Nice to meet you, and hey to Eduardo! 🙂
First I’ll answer generally, and then specifically (i.e. how I do it with my specific things).
Generally speaking, you have to prioritize what’s most important to you, let go of the small stuff, learn to say no, and stop working on side projects or ask for help to keep them going.
In my case, I ask for help. And it works.
So. I’m a full-time dad and a full-time (and busy!) Automattician, and those are my full-time, day-in, day-out focuses. The rest is possible by having great teams, trusting them to do what they do, and checking in with them as frequently as need be.
For An Event Apart, there’s a lot of editorial work to be done choosing the best speakers, helping them hone in on the most relevant topics, and arranging those topics editorially in each AEA conference. I can’t hand that work off. It needs me. I email and meet weekly with staffer/producer/editorial consultant Toby Malina and partner/co-founder Eric Meyer, and reach out to speakers via email and calls as needed. The billions of hours of additional work needed to mount a successful conference are handled entirely by the brilliant Marci Eversole. I trust her with my life.

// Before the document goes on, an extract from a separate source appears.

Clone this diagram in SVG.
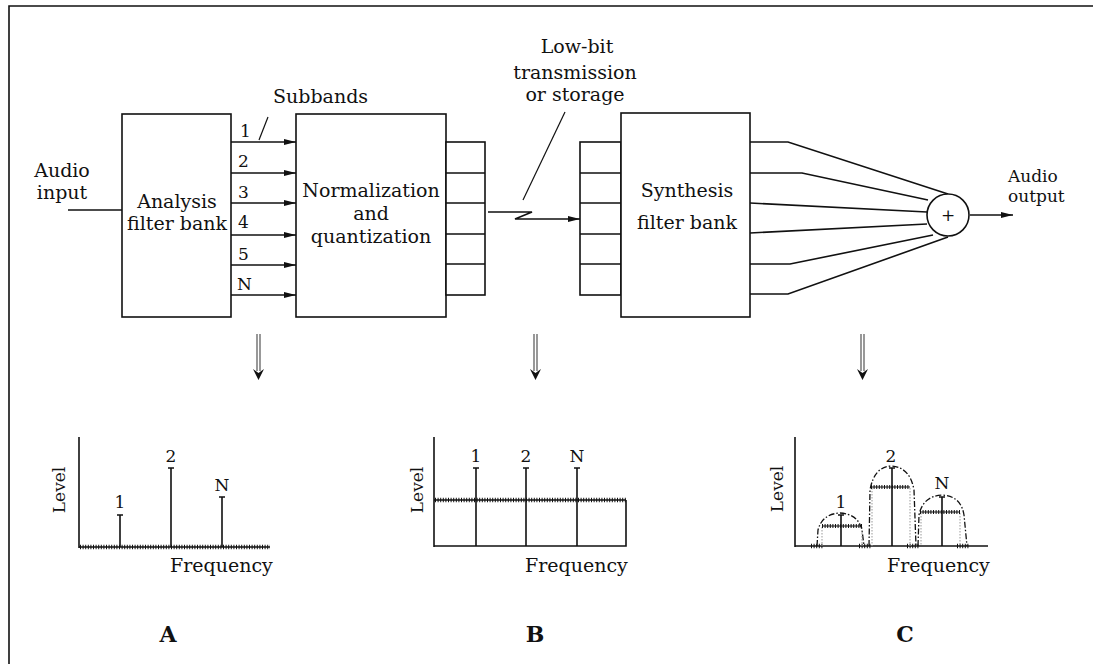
<svg xmlns="http://www.w3.org/2000/svg" width="1093" height="664" viewBox="0 0 1093 664">
<style>
.t{font-family:"DejaVu Serif","Liberation Serif",serif;font-size:19px;fill:#111}
.s{font-size:17px}
.b{font-family:"DejaVu Serif","Liberation Serif",serif;font-size:22px;font-weight:bold;fill:#111}
.box{fill:#fff;stroke:#111;stroke-width:1.6}
.ln{fill:none;stroke:#111;stroke-width:1.6}
.thin{fill:none;stroke:#111;stroke-width:1.2}
.noise{fill:none;stroke:#111;stroke-width:4.5;stroke-dasharray:1 1.6}
.dome{fill:none;stroke:#111;stroke-width:1.3;stroke-dasharray:6 2 1.5 2}
.dot{fill:none;stroke:#999;stroke-width:1;stroke-dasharray:1.5 1.5}
.dbl{fill:none;stroke:#555;stroke-width:1.2}
</style>
<defs>
<marker id="ah" markerWidth="12" markerHeight="8" refX="12" refY="4" orient="auto" markerUnits="userSpaceOnUse">
<path d="M0,1 L12,4 L0,7 Z" fill="#111"/>
</marker>
</defs>
<rect width="1093" height="664" fill="#fff"/>
<!-- frame -->
<path class="ln" d="M9,664 V6 H1093"/>

<g id="connectors">
<line class="ln" x1="68" y1="210" x2="122" y2="210"/>
<line class="ln" x1="231" y1="142" x2="296" y2="142" marker-end="url(#ah)"/>
<line class="ln" x1="231" y1="173" x2="296" y2="173" marker-end="url(#ah)"/>
<line class="ln" x1="231" y1="203" x2="296" y2="203" marker-end="url(#ah)"/>
<line class="ln" x1="231" y1="235" x2="296" y2="235" marker-end="url(#ah)"/>
<line class="ln" x1="231" y1="265" x2="296" y2="265" marker-end="url(#ah)"/>
<line class="ln" x1="231" y1="295" x2="296" y2="295" marker-end="url(#ah)"/>
<line class="thin" x1="268" y1="117" x2="259" y2="140"/>
<path class="ln" d="M488,212 H532 L515,219 H580" marker-end="url(#ah)"/>
<line class="thin" x1="565" y1="112" x2="523" y2="200"/>
<path class="ln" d="M750,142 H788 L948,194"/>
<path class="ln" d="M750,173 H802 L928,200"/>
<path class="ln" d="M750,203 L927,212"/>
<path class="ln" d="M750,233 L927,224"/>
<path class="ln" d="M750,264 H790 L933,235"/>
<path class="ln" d="M750,294 H788 L948,237"/>
<line class="ln" x1="970" y1="215" x2="1013" y2="215" marker-end="url(#ah)"/>
<!-- double arrows -->
<g id="down-arrows">
<path class="dbl" d="M257,334 V371 M260,334 V371"/>
<path d="M253,369 L258.5,380 L264,369 L258.5,373 Z" fill="#111"/>
<path class="dbl" d="M534,334 V371 M537,334 V371"/>
<path d="M530,369 L535.5,380 L541,369 L535.5,373 Z" fill="#111"/>
<path class="dbl" d="M861,334 V371 M864,334 V371"/>
<path d="M857,369 L862.5,380 L868,369 L862.5,373 Z" fill="#111"/>
</g>
</g>

<g id="audio-input">
<text class="t" x="62" y="177" text-anchor="middle">Audio</text>
<text class="t" x="62" y="199" text-anchor="middle">input</text>
</g>

<g id="analysis">
<rect class="box" x="122" y="114" width="109" height="203"/>
<text class="t" x="177" y="208" text-anchor="middle">Analysis</text>
<text class="t" x="177" y="230" text-anchor="middle">filter bank</text>
</g>

<g id="subbands">
<text class="t" x="273" y="103">Subbands</text>
<text class="t s" x="240" y="137">1</text>
<text class="t s" x="238" y="167">2</text>
<text class="t s" x="238" y="198">3</text>
<text class="t s" x="238" y="228">4</text>
<text class="t s" x="238" y="260">5</text>
<text class="t s" x="237" y="290">N</text>
</g>

<g id="normalization">
<rect class="box" x="296" y="114" width="150" height="203"/>
<text class="t" x="371" y="197" text-anchor="middle">Normalization</text>
<text class="t" x="371" y="220" text-anchor="middle">and</text>
<text class="t" x="371" y="243" text-anchor="middle">quantization</text>
<rect class="box" x="446" y="142" width="39" height="153"/>
<path class="ln" d="M446,173 H485 M446,203 H485 M446,234 H485 M446,264 H485"/>
</g>

<g id="lowbit">
<text class="t" x="577" y="53" text-anchor="middle">Low-bit</text>
<text class="t" x="575" y="79" text-anchor="middle">transmission</text>
<text class="t" x="575" y="101" text-anchor="middle">or storage</text>
</g>

<g id="synthesis">
<rect class="box" x="580" y="142" width="41" height="153"/>
<path class="ln" d="M580,173 H621 M580,203 H621 M580,234 H621 M580,264 H621"/>
<rect class="box" x="621" y="113" width="129" height="204"/>
<text class="t" x="687" y="197" text-anchor="middle">Synthesis</text>
<text class="t" x="687" y="229" text-anchor="middle">filter bank</text>
</g>

<g id="sum">
<circle class="box" cx="948" cy="215" r="21"/>
<text class="t s" x="948" y="221" text-anchor="middle">+</text>
</g>

<g id="audio-output">
<text class="t s" x="1008" y="182">Audio</text>
<text class="t s" x="1008" y="202">output</text>
</g>

<g id="plot-a">
<line class="ln" x1="79" y1="437" x2="79" y2="548"/>
<line class="ln" x1="79" y1="547" x2="270" y2="547"/>
<line class="noise" x1="80" y1="547" x2="270" y2="547"/>
<path class="ln" d="M120,547 V515 M117,515 H123 M171,547 V468 M168,468 H174 M222,547 V497 M219,497 H225"/>
<text class="t s" x="120" y="508" text-anchor="middle">1</text>
<text class="t s" x="171" y="462" text-anchor="middle">2</text>
<text class="t s" x="222" y="491" text-anchor="middle">N</text>
<text class="t s" transform="translate(65,490) rotate(-90)" text-anchor="middle">Level</text>
<text class="t" x="170" y="572">Frequency</text>
<text class="b" x="168" y="642" text-anchor="middle">A</text>
</g>

<g id="plot-b">
<line class="ln" x1="434" y1="437" x2="434" y2="547"/>
<path class="ln" d="M434,546 H626 V500"/>
<line class="ln" x1="434" y1="500" x2="626" y2="500"/>
<line class="noise" x1="435" y1="500" x2="626" y2="500"/>
<path class="ln" d="M476,546 V468 M473,468 H479 M526,546 V468 M523,468 H529 M577,546 V468 M574,468 H580"/>
<text class="t s" x="476" y="462" text-anchor="middle">1</text>
<text class="t s" x="526" y="462" text-anchor="middle">2</text>
<text class="t s" x="577" y="462" text-anchor="middle">N</text>
<text class="t s" transform="translate(423,490) rotate(-90)" text-anchor="middle">Level</text>
<text class="t" x="525" y="572">Frequency</text>
<text class="b" x="535" y="642" text-anchor="middle">B</text>
</g>

<g id="plot-c">
<line class="ln" x1="795" y1="437" x2="795" y2="547"/>
<line class="ln" x1="795" y1="546" x2="988" y2="546"/>
<path class="noise" d="M811,546 H823 M859,546 H871 M907,546 H919 M957,546 H969"/>
<path class="dome" d="M817,546 L818,530 Q822,514 840,513 Q858,514 862,530 L864,546"/>
<path class="dome" d="M869,546 L870,490 Q874,467 891,466 Q910,467 914,490 L916,546"/>
<path class="dome" d="M918,546 L919,515 Q923,496 942,495 Q961,496 964,515 L967,546"/>
<path class="dot" d="M822,527 V546 M862,527 V546 M872,488 V546 M910,488 V546 M921,513 V546 M960,513 V546"/>
<line class="thin" x1="822" y1="526" x2="862" y2="526"/>
<line class="noise" x1="822" y1="526" x2="862" y2="526" style="stroke-width:4"/>
<line class="thin" x1="871" y1="487" x2="910" y2="487"/>
<line class="noise" x1="871" y1="487" x2="910" y2="487" style="stroke-width:4"/>
<line class="thin" x1="920" y1="512" x2="960" y2="512"/>
<line class="noise" x1="920" y1="512" x2="960" y2="512" style="stroke-width:4"/>
<path class="ln" d="M841,546 V515 M838,515 H844 M892,546 V468 M889,468 H895 M942,546 V497 M939,497 H945"/>
<text class="t s" x="841" y="508" text-anchor="middle">1</text>
<text class="t s" x="891" y="462" text-anchor="middle">2</text>
<text class="t s" x="942" y="489" text-anchor="middle">N</text>
<text class="t s" transform="translate(783,489) rotate(-90)" text-anchor="middle">Level</text>
<text class="t" x="887" y="572">Frequency</text>
<text class="b" x="905" y="642" text-anchor="middle">C</text>
</g>
</svg>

The conference enhances the knowledge I’m able to bring to my work at Automattic, since I’m constantly interacting with and learning from some of the very best designers, developers and strategists in our industry. Automattic is an open source company dedicated to democratizing publishing and sharing knowledge. An Event Apart is about sharing knowledge about the open web. The values are in sync, and the time I put into An Event Apart, although it’s done outside of Automattic business hours, is in some ways, conceptually, also work I do for Automattic.
A List Apart functions because of the brilliance and hard work of our crew, including Aaron Gustafson, Michelle Kondou, Brandon Gregory, Mica McPheeters, Dougal Macpherson, Tatiana Mac, Adrian Roselli, Rachel Andrew, Dezzie Garcia, Sara Wegman, and many other extraordinarily gifted people (all listed on that Masthead), who review submissions, work with authors to fine-tune them, and manage the many other tasks that go into creating a low-volume, high-quality web publication. All I need to do is read the article drafts and weigh in on the discussions as to their merits. That’s something I’d do for pleasure anyway. It takes less time than I spend watching TV or going to the gym—because the team is that good, and their collective intelligence is that powerful.
Since moving from our old platform to WordPress (with the incredibly able assistance of Tiffany Bridge and the Automattic Special Projects team, which is how I fell in love with that team, and which led indirectly to my taking a job there), we’ve also been able to bring our Italian publication edited by creative director Valeria Brigatti in-house, instead of treating it as an external publication. Again, all I had to do was say, “Yes, please.”
A Book Apart is, I think, an important addition to the canon of great books for people who design, write, and code. I co-founded it with Jason Santa Maria, and in the beginning, we were very busy setting it up, but today, and for several years, CEO Katel LeDu has done EVERYTHING. Jason and I weigh in a book proposals and give Katel our thumbs-up when she proposes big changes to how the company works, but it’s really all Katel and her staff and consultants at this point.
I could not run the three Aparts myself. I could not even run one of them myself. Finding good partners. People worthy of trust. People with talent and work ethics you can depend on. That’s the secret.